◆ Aim of the exercise ◆
Repeat, exactly and only, the lines from the beginning of the data through the line with "plt.rcParams['font.family'] = ['Lato', 'DejaVu". Pictures are left out.

-------- Dataset section --------

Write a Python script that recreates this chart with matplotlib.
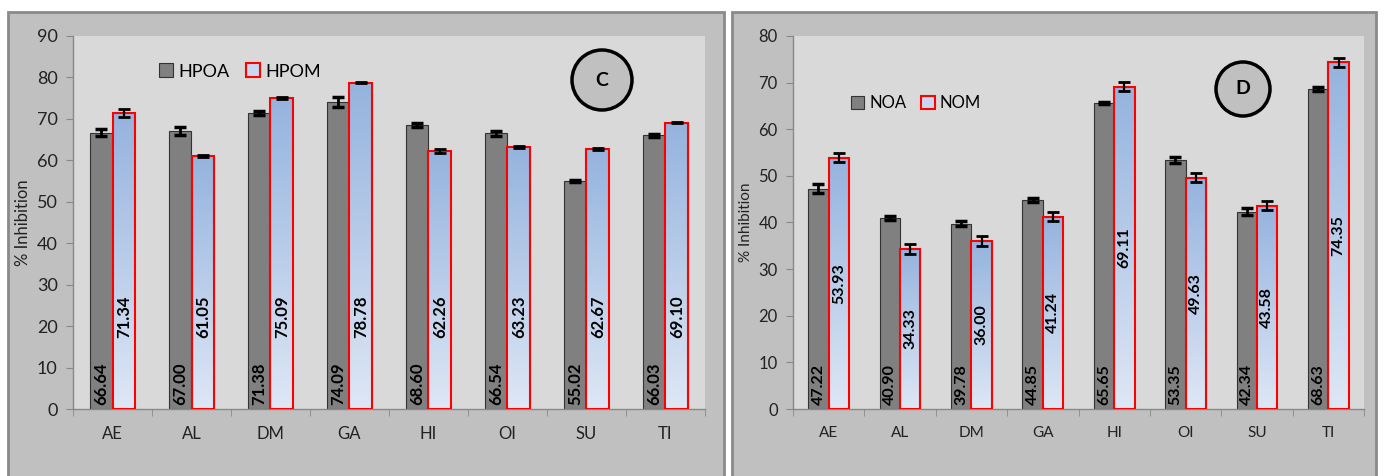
import numpy as np
import matplotlib
matplotlib.use("Agg")
import matplotlib.pyplot as plt
from matplotlib.patches import Rectangle, Ellipse, Patch

plt.rcParams['font.family'] = ['Lato', 'DejaVu Sans']

categories = ["AE", "AL", "DM", "GA", "HI", "OI", "SU", "TI"]

# Panel C
hpoa = [66.64, 67.00, 71.38, 74.09, 68.60, 66.54, 55.02, 66.03]
hpoa_err = [0.8, 1.0, 0.5, 1.2, 0.5, 0.6, 0.2, 0.3]
hpom = [71.34, 61.05, 75.09, 78.78, 62.26, 63.23, 62.67, 69.10]
hpom_err = [1.0, 0.2, 0.3, 0.2, 0.5, 0.3, 0.2, 0.2]

# Panel D
noa = [47.22, 40.90, 39.78, 44.85, 65.65, 53.35, 42.34, 68.63]
noa_err = [1.0, 0.4, 0.5, 0.4, 0.3, 0.6, 0.8, 0.5]
nom = [53.93, 34.33, 36.00, 41.24, 69.11, 49.63, 43.58, 74.35]
nom_err = [1.0, 1.0, 1.0, 1.0, 1.0, 1.0, 1.0, 1.0]

W, H = 1384, 476
fig = plt.figure(figsize=(W / 100, H / 100), dpi=100)
fig.patch.set_facecolor("white")

def px_rect(x0, y0, x1, y1):
    return [x0 / W, 1 - y1 / H, (x1 - x0) / W, (y1 - y0) / H]

# outer panels
for (x0, x1) in [(8, 724), (732, 1376)]:
    fig.patches.append(Rectangle((x0 / W, -0.02), (x1 - x0) / W, 1 - 12 / H + 0.02,
                                 transform=fig.transFigure, facecolor="#c0c0c0",
                                 edgecolor="#8a8a8a", linewidth=2, zorder=-10))

top_c = np.array([149, 179, 222]) / 255
bot_c = np.array([222, 231, 245]) / 255
grad = np.linspace(0, 1, 256)[:, None, None] * (top_c - bot_c)[None, None, :] + bot_c[None, None, :]
grad = grad[::-1]  # top row = top color


def panel(rect, a_vals, a_err, m_vals, m_err, names, ymax, tick_fs, label_fs,
          legend_anchor, circ_px, circ_r, letter, m_label_y=None):
    ax = fig.add_axes(rect)
    ax.set_zorder(1)
    ax.set_facecolor("#d9d9d9")
    x = np.arange(len(categories))
    bw = 0.286
    ax.bar(x - bw / 2, a_vals, bw, color="#808080", edgecolor="#333333", linewidth=0.8, zorder=2)
    bm = ax.bar(x + bw / 2, m_vals, bw, color="none", edgecolor="#ff0000", linewidth=1.5, zorder=4)
    for r in bm:
        im = ax.imshow(grad, extent=[r.get_x(), r.get_x() + r.get_width(), 0, r.get_height()],
                       aspect="auto", zorder=3, origin="upper")
        im.set_clip_path(r)
    ax.errorbar(x - bw / 2, a_vals, yerr=a_err, fmt="none", ecolor="black",
                elinewidth=2, capsize=4, capthick=2.5, zorder=5)
    ax.errorbar(x + bw / 2, m_vals, yerr=m_err, fmt="none", ecolor="black",
                elinewidth=1.6, capsize=4, capthick=2, zorder=5)
    ax.set_xlim(-0.5, len(categories) - 0.5)
    ax.set_ylim(0, ymax)
    ax.set_yticks(np.arange(0, ymax + 1, 10))
    ax.tick_params(axis="y", direction="out", length=5, color="#888888", labelsize=tick_fs,
                   labelcolor="#222222", pad=6)
    ax.set_xticks(x)
    ax.set_xticklabels(categories)
    ax.tick_params(axis="x", length=0, labelsize=tick_fs - 1, labelcolor="#222222", pad=12)
    ax.set_xticks(np.arange(-0.5, len(categories)), minor=True)
    ax.tick_params(axis="x", which="minor", direction="out", length=5, color="#888888")
    for s in ["top", "right"]:
        ax.spines[s].set_visible(False)
    for s in ["left", "bottom"]:
        ax.spines[s].set_color("#888888")
        ax.spines[s].set_linewidth(1)
    ax.set_ylabel("% Inhibition", fontsize=tick_fs - 1, color="#222222", labelpad=4)
    for xi, v in zip(x, a_vals):
        ax.text(xi - bw / 2, ymax * 0.012, f"{v:.2f}", rotation=90, ha="center", va="bottom",
                fontsize=label_fs, fontweight="bold", color="black", zorder=6)
    for xi, v in zip(x, m_vals):
        yc = m_label_y if m_label_y is not None else v / 2
        ax.text(xi + bw / 2, yc, f"{v:.2f}", rotation=90, ha="center", va="center",
                fontsize=label_fs, fontweight="bold", color="black", zorder=6)
    handles = [Patch(facecolor="#808080", edgecolor="#333333", linewidth=0.8),
               Patch(facecolor="#c6d9f0", edgecolor="#ff0000", linewidth=1.5)]
    ax.legend(handles, names, ncol=2, frameon=False, loc="center left",
              bbox_to_anchor=legend_anchor, handlelength=0.8, handleheight=0.8,
              handletextpad=0.3, columnspacing=0.9, fontsize=tick_fs)
    cx, cy = circ_px
    circ = Ellipse((cx / W, 1 - cy / H), 2 * circ_r / W, 2 * circ_r / H,
                   transform=fig.transFigure, facecolor="#c0c0c0",
                   edgecolor="black", linewidth=2.5, zorder=10)
    fig.patches.append(circ)
    fig.text(cx / W, 1 - cy / H, letter, ha="center", va="center", fontsize=14,
             fontweight="bold", zorder=11)
    return ax


panel(px_rect(73, 36, 705, 409), hpoa, hpoa_err, hpom, hpom_err, ["HPOA", "HPOM"], 90,
      13, 12, (0.11, 0.905), (602, 80), 30, "C", m_label_y=22.2)
panel(px_rect(793, 36, 1364, 409), noa, noa_err, nom, nom_err, ["NOA", "NOM"], 80,
      12, 11.5, (0.075, 0.82), (1243, 89), 27, "D")

fig.savefig("out.png", dpi=100)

--------

◆ Result ◆
Write a Python script that recreates this chart with matplotlib.
import numpy as np
import matplotlib
matplotlib.use("Agg")
import matplotlib.pyplot as plt
from matplotlib.patches import Rectangle, Ellipse, Patch

plt.rcParams['font.family'] = ['Lato', 'DejaVu Sans']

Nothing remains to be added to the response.